In order to verify all this for yourself, of course, you’ll need to build a cold frame. We use a variation of Elliot Coleman’s design. (See his books, The New Organic Grower and Four Season Harvest, for ideas.)  I suggest first finding a cheap source of glazing material and designing your cold frame around them. We were fortunately gifted with some oversized tempered glass doors (61/2’ by 31/2’) that have proved to be excellent though heavy. I can barely manage carrying a single pane by myself. Sashes, though easy to come by, are headaches in my opinion, due to the ease of breakage and the annoyance and potential hazards of chipped paint. Be sure to design some thorough way of strapping down your glazing. (Rubber bungees work well.)  I have regretfully shattered several panes due to insufficient protection from strong winds.

I’ll assume that you already have a cold frame or two. (We have about a dozen. Watch out–they’re addictive!) Now let’s get out in the garden. Next time there is one of those mid-winter thaws you should be ready to plant some greens. In fact, I never stop sowing.  I plant successions of salad greens throughout the winter whenever I can (about once a month). Be sure the ground is well thawed, since working frozen ground damages soil structure.

All it takes is a little sunny weather to heat up the soil sufficiently for germination. I find things germinate in about twice the time they would under more ideal conditions. In the winter I sow thick stands of tightly-spaced rows of lettuce mixes and other mesclun-type greens. Harvested as baby greens, they are ready in about two months (also about twice the usual). I have found that the smaller plants are much less susceptible to freeze damage than mature heads. If you harvest an inch above the crown you should get three to four cuttings. This winter I am alternating rows of spinach with other greens so that the spinach can take over in March, once the salad greens are spent.

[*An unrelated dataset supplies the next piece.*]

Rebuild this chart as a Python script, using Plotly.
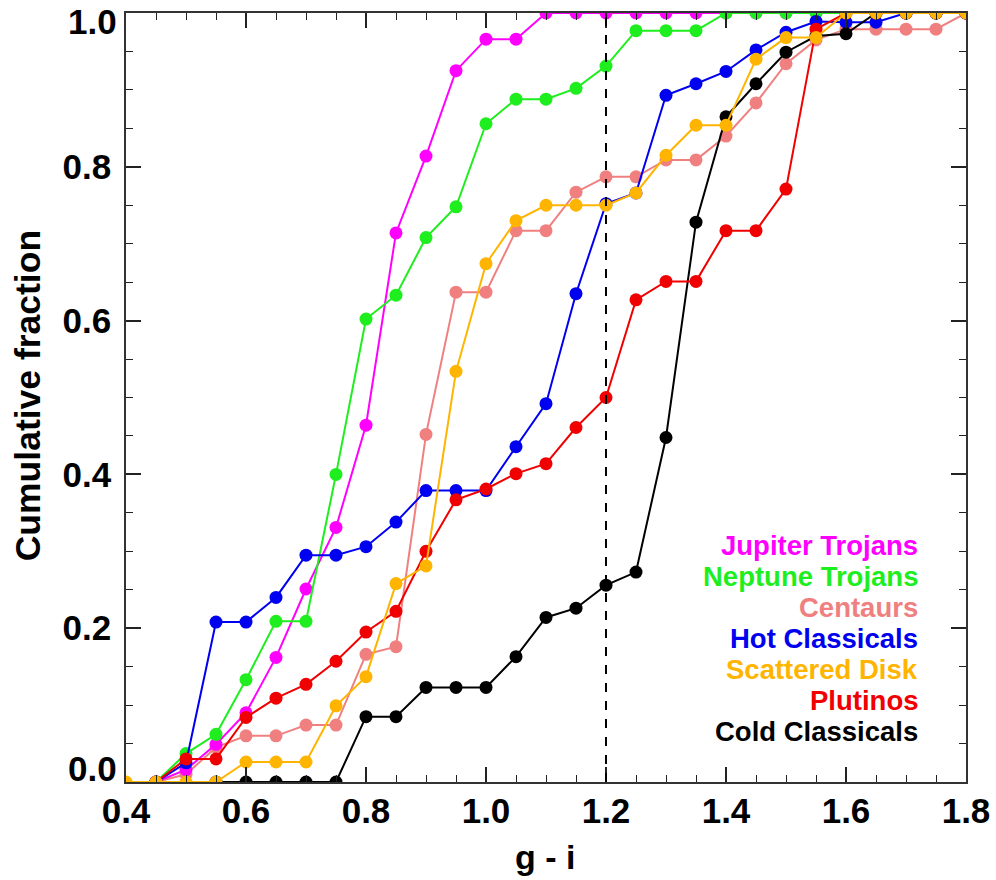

I actually hope to also start my first root crops and peas the next time I am able. I plant both dwarf and tall varieties of peas at the back of the cold frame to be trellised later, once the cold frame moves onto other crops. That leaves plenty of room for carrots, beets, and whatever else you like toward the front of the frame. You should get your first tender samplings of these by May if they’re sown by early February. We start our onion seedlings at about this time, too, and transplant them into garden beds in April.

As I mentioned at the beginning, this is also the time I start my early tomatoes, as well as broccoli, cauliflower, cabbage, head lettuce, peppers, eggplants, and basil. Germinated indoors, these will eventually get potted up and moved to a cold frame (insulated with hay and blankets) in March. There they continue to grow until warmer weather, when more cold frame space frees up for their protection. I will describe how this works next month. For now, if you want those early fruits, get the seeds started!

I strongly recommend the Territorial Seed Company catalogue as a good source for certain seeds and for information on over-wintering crops in general. They even have a separate winter gardening catalogue. They have been a wonderful source for early determinate tomatoes (often bred by Dr. James Baggett, my hero), which are perfect for cold frames. My favorite is “Siletz,” though the more commonly available “Oregon Spring” is also good. This year I am trying a new Baggett creation called “Legend.” It’s supposed to be the first late-blight resistant tomato. Both are open-pollinated to boot!

Finally, I cannot conclude without saying a few good words about spinach. Whether you have a cold frame or not, this is a crop that all gardeners in this area should grow. For the past two years we have been eating fresh spinach salads from plants growing in the garden without any protection! Started in September, spinach gets to mature just enough to hold plenty of delicious sugary sweet leaves to fill bowlfuls of salad throughout the winter.

Though some leaves may get slightly discolored and limp with extreme temperatures, it invariably rebounds with warmer weather and will even grow some, given a string of mild days. Come March, these same plants will go crazy before bolting and will give you many pots of steamed greens.

Well, that’s all for now. Happy gardening!